Energy Efficiency in the Low-SNR Regime under Queueing Constraints and Channel Uncertainty

Energy efficiency of fixed-rate transmissions is studied in the presence of queueing constraints and channel uncertainty. It is assumed that neither the transmitter nor the receiver has channel side information prior to transmission. The channel coefficients are estimated at the receiver via minimum mean-square-error (MMSE) estimation with the aid of training symbols. It is further assumed that the system operates under statistical queueing constraints in the form of limitations on buffer violation probabilities. The optimal fraction of power allocated to training is identified. Spectral efficiency-bit energy tradeoff is analyzed in the low-power and wideband regimes by employing the effective capacity formulation.
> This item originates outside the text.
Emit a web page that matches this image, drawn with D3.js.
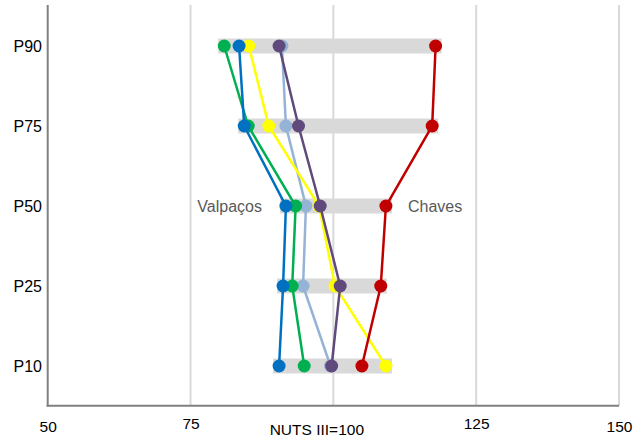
<!DOCTYPE html>
<html><head><meta charset="utf-8">
<script src="https://cdn.jsdelivr.net/npm/d3@7"></script>
<style>body{margin:0;background:#fff;}svg{display:block;font-family:"Liberation Sans",Arial,sans-serif;}</style>
</head><body>
<svg id="c" width="644" height="438"></svg>
<script>
const categories = ["P90","P75","P50","P25","P10"];
const seriesNames = ["Série A","Série B","Série C","Valpaços","Série E","Chaves"];
const seriesColors = ["#95b3d7","#00b050","#ffff00","#0070c0","#604a7b","#c00000"];
const valsA = [91.0, 91.7, 95.2, 94.7, 99.5];
const valsB = [80.9, 85.1, 93.4, 92.8, 94.9];
const valsC = [85.2, 88.7, 97.5, 100.3, 109.2];
const valsValpacos = [83.5, 84.4, 91.7, 91.2, 90.5];
const valsE = [90.5, 93.9, 97.7, 101.2, 99.7];
const valsChaves = [117.9, 117.3, 109.2, 108.3, 105.0];
const seriesValues = [valsA, valsB, valsC, valsValpacos, valsE, valsChaves];
const tickValues = [50, 75, 100, 125, 150];
const tickLabels = ["50", "75", "NUTS III=100", "125", "150"];
const annotations = [{text:"Valpaços", cat:"P50"}, {text:"Chaves", cat:"P50"}];

(function(){
const svg = d3.select("#c");
const x = d3.scaleLinear().domain([50,150]).range([47.7,619]);
const y = d3.scalePoint().domain(categories).range([46,366]);
const plotTop = 5, plotBottom = 405.7;

// gridlines
svg.append("g").selectAll("line").data(tickValues.slice(1)).join("line")
  .attr("x1", d=>x(d)).attr("x2", d=>x(d)).attr("y1", plotTop).attr("y2", plotBottom)
  .attr("stroke","#d9d9d9").attr("stroke-width",2);

// range bars
svg.append("g").selectAll("rect").data(categories).join("rect")
  .attr("x", (c,i)=>x(d3.min(seriesValues, s=>s[i]))-6)
  .attr("width", (c,i)=>x(d3.max(seriesValues, s=>s[i]))-x(d3.min(seriesValues, s=>s[i]))+12)
  .attr("y", c=>y(c)-7.5).attr("height",15).attr("fill","#d9d9d9");

// axes lines
svg.append("line").attr("x1",x(50)).attr("x2",x(50)).attr("y1",plotTop).attr("y2",plotBottom+1)
  .attr("stroke","#808080").attr("stroke-width",2);
svg.append("line").attr("x1",x(50)-1).attr("x2",x(150)).attr("y1",plotBottom).attr("y2",plotBottom)
  .attr("stroke","#808080").attr("stroke-width",2);

// x tick labels
const labelBase = [432.5, 429.5, 435.5, 429.5, 432];
const xAxis = d3.axisBottom(x).tickValues(tickValues).tickSize(0).tickFormat((d,i)=>tickLabels[i]);
const gx = svg.append("g").attr("transform",`translate(0,${plotBottom})`).call(xAxis);
gx.select(".domain").remove();
gx.selectAll("text").attr("font-size",15.5).attr("font-family","Liberation Sans, Arial, sans-serif")
  .attr("fill","#000").attr("dy",null)
  .attr("y",(d,i)=>labelBase[i]-plotBottom)
  .attr("x",(d,i)=> i===2 ? -17 : 0);

// y labels
const yAxis = d3.axisLeft(y).tickSize(0).tickPadding(0);
const gy = svg.append("g").attr("transform","translate(42,0)").call(yAxis);
gy.select(".domain").remove();
gy.selectAll("text").attr("font-size",16).attr("font-family","Liberation Sans, Arial, sans-serif")
  .attr("fill","#000").attr("x",0).attr("dy","0.36em");

// series
const line = d3.line().x(d=>x(d.v)).y(d=>y(d.c));
seriesValues.forEach((vals,si)=>{
  const pts = categories.map((c,i)=>({c, v: vals[i]}));
  const g = svg.append("g");
  g.append("path").datum(pts).attr("d",line).attr("fill","none")
    .attr("stroke",seriesColors[si]).attr("stroke-width",2.5);
  g.selectAll("circle").data(pts).join("circle")
    .attr("cx",d=>x(d.v)).attr("cy",d=>y(d.c)).attr("r",6.5).attr("fill",seriesColors[si]);
});

// annotations
svg.append("text").attr("x",262).attr("y",y(annotations[0].cat)).attr("dy","0.36em")
  .attr("text-anchor","end").attr("font-size",16).attr("fill","#595959").text(annotations[0].text);
svg.append("text").attr("x",408).attr("y",y(annotations[1].cat)).attr("dy","0.36em")
  .attr("text-anchor","start").attr("font-size",16).attr("fill","#595959").text(annotations[1].text);
})();
</script>
</body></html>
In particular, it is shown that the bit energy increases without bound in the low-power regime as the average power vanishes. A similar conclusion is reached in the wideband regime if the number of noninteracting subchannels grow without bound with increasing bandwidth. On the other hand, it is proven that if the number of resolvable independent paths and hence the number of noninteracting subchannels remain bounded as the available bandwidth increases, the bit energy diminishes to its minimum value in the wideband regime. For this case, expressions for the minimum bit energy and wideband slope are derived. Overall, energy costs of channel uncertainty and queueing constraints are identified, and the impact of multipath richness and sparsity is determined.